As the author says, "...all parameters have been moved to the primary side of the ideal transformer".

The very small transformer I measured has 231Ω of DC resistance in the primary and 16.2Ω of DC resistance in the secondary. So where did the 37Ω come from? The primary resistance is transformed to 20.8Ω by the square of the turns ratio (10:3) and appears in series with the resistance of the secondary when the secondary impedance is measured with the primary shorted.

 

the waveform is like that primarily because of winding resistance in the 2ndary, and you can easily simulate that.

Yes, I did simulate it, and for this very small transformer the winding resistance dominates the equivalent series impedance, but the effect of the leakage inductance can be seen in simulation as shown in the image attached to my previous post.

but 2ndary windingn resistance for a power transformer is tiny, typically less than 1ohm.

Without any qualification this would seem to be a universal assertion about all power transformers, and as such it just isn't true; I'm sure you know that. The small transformer I measured has 16.2Ω secondary resistance.

But the secondary resistance isn't the only concern: the primary resistance of a well-designed transformer will be about the same as the secondary resistance, when it's referred to the secondary. So the transformer's regulation should be affected by the primary resistance to about the same extent as by the secondary resistance.

This is why the equivalent series impedance is measured by shorting one winding and measuring at the other winding. That way the DC resistance of both windings in included in the measurement, as well as the leakage reactance.

however, it can become a problem if the filter capacitor is very large: so large that the diode only conducts during a very short period of time, thus causing the current to spike significantly.

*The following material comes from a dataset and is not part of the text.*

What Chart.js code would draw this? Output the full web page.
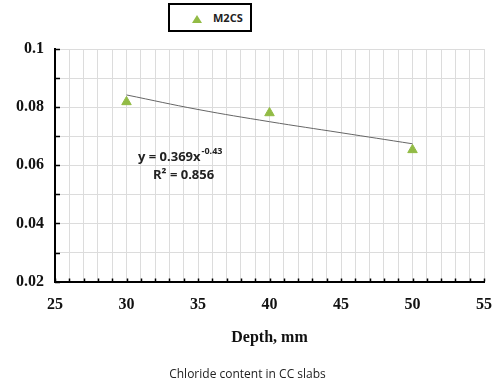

it is quite typical for the diodes to conduct only 10% during its cycle. That's why mains rectifiers usually have their peak current ratings 10 or 20x higher than its average ratings: so they can survive those situations.

It's not as bad as you think. In the simulation reduce R3 to zero, make R2=1Ω, change C1 to 100,000 uF with zero ESR and change the diodes to 100 amp diodes. When I run this simulation, I get narrow 250 amp peak diode currents. But, now add .01Ω in series with the AC source and the peak current is reduced to 160 amps. With .1Ω series resistance, the peak current is reduced to 80 amps and the conduction angle is substantially widened.

Reduce the series resistance to zero and add a series inductance of 100 uH; the diode peak current is reduced to 95 amps, and the pulse is even wider than with .1Ω of resistance.

With .1Ω of resistance and 100 uH of inductance, the peak current is reduced to 70 amps and the diode conducts for about 4.5 mS, and the wave shape isn't very peaky at all.

With really large capacitances, the transformer parasitics become ever more important, and prevent extremely narrow diode current pulses.

I once decided to see if I could get a very narrow diode current pulse in a real capacitor input power supply, so I used a bridge of high current diodes and 100,000 uF of capacitance in a supply capable of about 200 watts. I lightly loaded it and captured the various waveforms as shown in the attachments.

The first image is with 4700 uF of capacitance and second is with 100,000 uF.

The red trace is the grid waveform, the green trace is the diode current, the yellow trace is the transformer secondary waveform and the purple trace is the ripple voltage.

Note the scale change between the two images. The purple trace is at 2 V/cm in the first image with 4700 uf, and changes to 100 mV/cm in the second image with 100,000 uF.

I had not expected this result; I expected a very peaky diode current. It was as a result of this experiment that I became aware of how the transformer parasitics become the determining factor when the filter capacitance becomes very large. You should try it yourself.

It's the result of millions of capacitor input power supplies that the grid waveform is flat topped. That fact also prevents extremely peaky diode currents even with insanely large filter caps.

leakage inductance plays a different role that has not shown up in the discussion yet.

I think it has shown up; at least I have discussed it and shown its effects.